Quarantine laws said they had to live for eight days in quarantine. Because of all the groups, that consumed many weeks. A private quarantine facility near Ofakim was their first stop. It happened to be a week of terrible rains and the sheep became stuck in the mud. The roads flooded, and four sheep died. Customs officials demanded $80,000 in taxes, charging on the value of each sheep and the cost of the flight. That comes to $672 per sheep in taxes, when the cost of a sheep generally is around $300.
But people were pulling for the Lewinsky endeavor.
“They wanted to see the ancient Israelite sheep flock come home. Gentiles like this idea of sheep that belong to us returning home; it excites the imagination of many people around the world.”
Lewinsky wants to establish a tourist attraction where people can come and see the sheep, pet them and even go trekking with them. For a moderate cost of NIS 30 to NIS 50, he hopes people will come out to Ness Harim to see the sheep and support the endeavor.

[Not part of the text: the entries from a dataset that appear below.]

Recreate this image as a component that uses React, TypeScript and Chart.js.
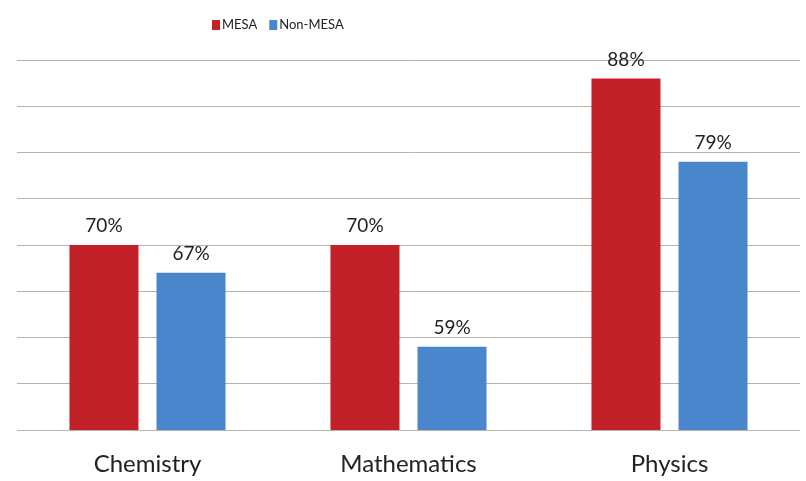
import React, { useEffect, useRef } from "react";
import { Chart, registerables } from "chart.js";

Chart.register(...registerables);

const categories = ["Chemistry", "Mathematics", "Physics"];
const seriesNames = ["MESA", "Non-MESA"];
const mesaValues = [70, 70, 88];
const nonMesaValues = [67, 59, 79];
const seriesColors = ["#C32129", "#4A86CB"];
const yMin = 50;
const yMax = 90;
const yStep = 5;

const FONT = "Lato, 'Open Sans', sans-serif";

const valueLabelPlugin = {
  id: "valueLabels",
  afterDatasetsDraw(chart: any) {
    const ctx = chart.ctx;
    ctx.save();
    ctx.font = `19px ${FONT}`;
    ctx.fillStyle = "#222";
    ctx.textAlign = "center";
    ctx.textBaseline = "alphabetic";
    chart.data.datasets.forEach((ds: any, di: number) => {
      const meta = chart.getDatasetMeta(di);
      meta.data.forEach((bar: any, i: number) => {
        ctx.fillText(`${ds.data[i]}%`, bar.x, bar.y - 13);
      });
    });
    ctx.restore();
  },
};

const legendPlugin = {
  id: "customLegend",
  afterDraw(chart: any) {
    const ctx = chart.ctx;
    ctx.save();
    ctx.font = `13px ${FONT}`;
    ctx.textBaseline = "middle";
    ctx.textAlign = "left";
    let x = 212;
    const y = 25;
    chart.data.datasets.forEach((ds: any) => {
      ctx.fillStyle = ds.backgroundColor;
      ctx.fillRect(x, y - 5, 8, 10);
      x += 10;
      ctx.fillStyle = "#222";
      ctx.fillText(ds.label, x, y);
      x += ctx.measureText(ds.label).width + 12;
    });
    ctx.restore();
  },
};

export default function App() {
  const ref = useRef<HTMLCanvasElement | null>(null);

  useEffect(() => {
    document.body.style.margin = "0";
    const canvas = ref.current;
    if (!canvas) return;
    const chart = new Chart(canvas, {
      type: "bar",
      data: {
        labels: categories,
        datasets: [
          { label: seriesNames[0], data: mesaValues, backgroundColor: seriesColors[0] },
          { label: seriesNames[1], data: nonMesaValues, backgroundColor: seriesColors[1] },
        ],
      },
      options: {
        animation: false,
        responsive: false,
        maintainAspectRatio: false,
        layout: { padding: { top: 60, bottom: 0, left: 17, right: 6 } },
        datasets: {
          bar: { categoryPercentage: 0.667, barPercentage: 0.793 },
        },
        plugins: {
          legend: { display: false },
          tooltip: { enabled: false },
          title: { display: false },
        },
        scales: {
          x: {
            grid: { display: false, drawTicks: false },
            border: { display: false },
            ticks: { font: { size: 24, family: FONT }, color: "#222", padding: 20 },
            afterFit(scale: any) {
              scale.height = 51;
            },
          },
          y: {
            min: yMin,
            max: yMax,
            ticks: { display: false, stepSize: yStep },
            grid: { color: "#b9b1aa", lineWidth: 1, drawTicks: false },
            border: { display: false },
          },
        },
      },
      plugins: [valueLabelPlugin, legendPlugin],
    });
    return () => chart.destroy();
  }, []);

  return <canvas ref={ref} width={806} height={481} style={{ display: "block" }} />;
}
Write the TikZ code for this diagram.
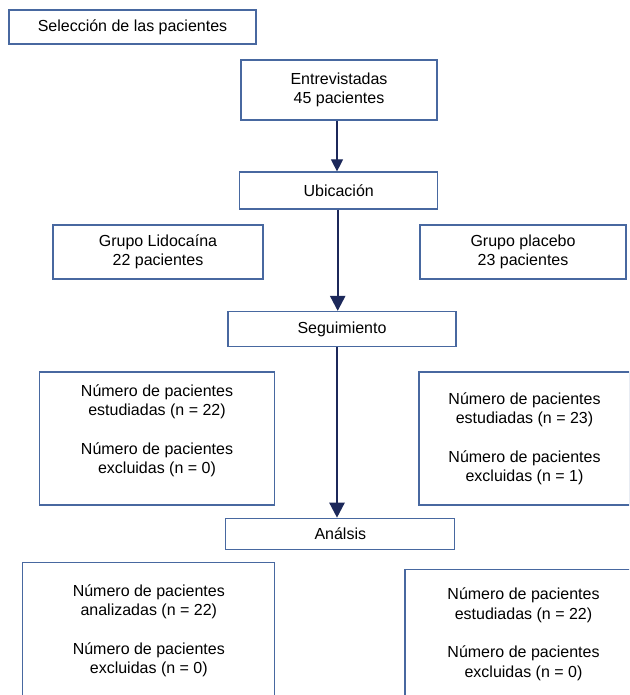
\documentclass[tikz,border=0pt]{standalone}
\usepackage{fontspec}
\setmainfont{Liberation Sans}
\usetikzlibrary{arrows.meta}
\definecolor{boxblue}{RGB}{72,104,160}
\definecolor{arrownavy}{RGB}{28,40,90}
\tikzset{%
    box/.style={rectangle, draw=boxblue, line width=1.2pt, align=center, inner sep=0pt,
        font=\fontsize{16}{19.3}\selectfont},
    arrow/.style={draw=arrownavy, line width=1.1pt, -{Triangle[width=12pt, length=12pt]}},
    thickarrow/.style={draw=arrownavy, line width=2.4pt, -{Triangle[width=15pt, length=15pt]}}
}

\begin{document}
\begin{tikzpicture}[x=1pt, y=-1pt]
            \clip (0,0) rectangle (629,695);
            \node[box, minimum width=247pt, minimum height=34pt] (sel) at (132.5,27) {Selección de las pacientes};
            \node[box, minimum width=196pt, minimum height=60pt] (entrev) at (339,90) {Entrevistadas\\45 pacientes};
            \node[box, minimum width=198pt, minimum height=37pt] (ubic) at (338.7,190.5) {Ubicación};
            \node[box, minimum width=210pt, minimum height=54pt] (lido) at (158,252) {Grupo Lidocaína\\22 pacientes};
            \node[box, minimum width=206pt, minimum height=54pt] (plac) at (523,252) {Grupo placebo\\23 pacientes};
            \node[box, minimum width=228pt, minimum height=35pt] (segu) at (342,329) {Seguimiento};
            \node[box, minimum width=235pt, minimum height=133pt] (estlido) at (157,438.5)
                {Número de pacientes\\estudiadas (n = 22)\\[19.3pt]Número de pacientes\\excluidas (n = 0)\\\mbox{}};
            \node[box, minimum width=211pt, minimum height=133pt] (estplac) at (524.5,438.5)
                {Número de pacientes\\estudiadas (n = 23)\\[19.3pt]Número de pacientes\\excluidas (n = 1)};
            \node[box, minimum width=229pt, minimum height=31pt] (anal) at (340.3,533.8) {Análsis};
            \node[box, minimum width=252pt, minimum height=137pt] (analido) at (148.8,630.6)
                {Número de pacientes\\analizadas (n = 22)\\[19.3pt]Número de pacientes\\excluidas (n = 0)};
            \node[box, minimum width=237pt, minimum height=129pt] (analplac) at (523.5,634.3)
                {Número de pacientes\\estudiadas (n = 22)\\[19.3pt]Número de pacientes\\excluidas (n = 0)};
            % flujo principal
            \draw[arrow] ([xshift=-2pt]entrev.south) -- ([xshift=-2pt]entrev.south |- ubic.north);
            \draw[thickarrow] ([xshift=-1pt]ubic.south) -- ([xshift=-1pt]ubic.south |- segu.north);
            \draw[thickarrow] ([xshift=-5pt]segu.south) -- ([xshift=-5pt]segu.south |- anal.north);
        \end{tikzpicture}
\end{document}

To illustrate what he means he takes one of the docile, pleasant older sheep named Isaac (they all seem to have biblical names), and puts it on a leash.
“They do this in Wales and Scotland,” so it can be done in Israel.”
Gil speaks highly of being a Jewish shepherd and returning to the roots of the forefathers.
“We are used to living like you, as a journalist or professional,” he says to me, “but our ancestors were shepherds and returning to the land is a good thing.”
Suddenly I feel like a pencil-pusher, not fulfilling my destiny of sheep herding.
Lewinsky also wants the animal to be recognized as a national symbol, and receive conservation status.
He hopes there will be more genotype studies to show that it is a pure breed from the region, linking it to the biblical era.
“The sheep represent us. They got dispersed and have miraculously survived and returned home.”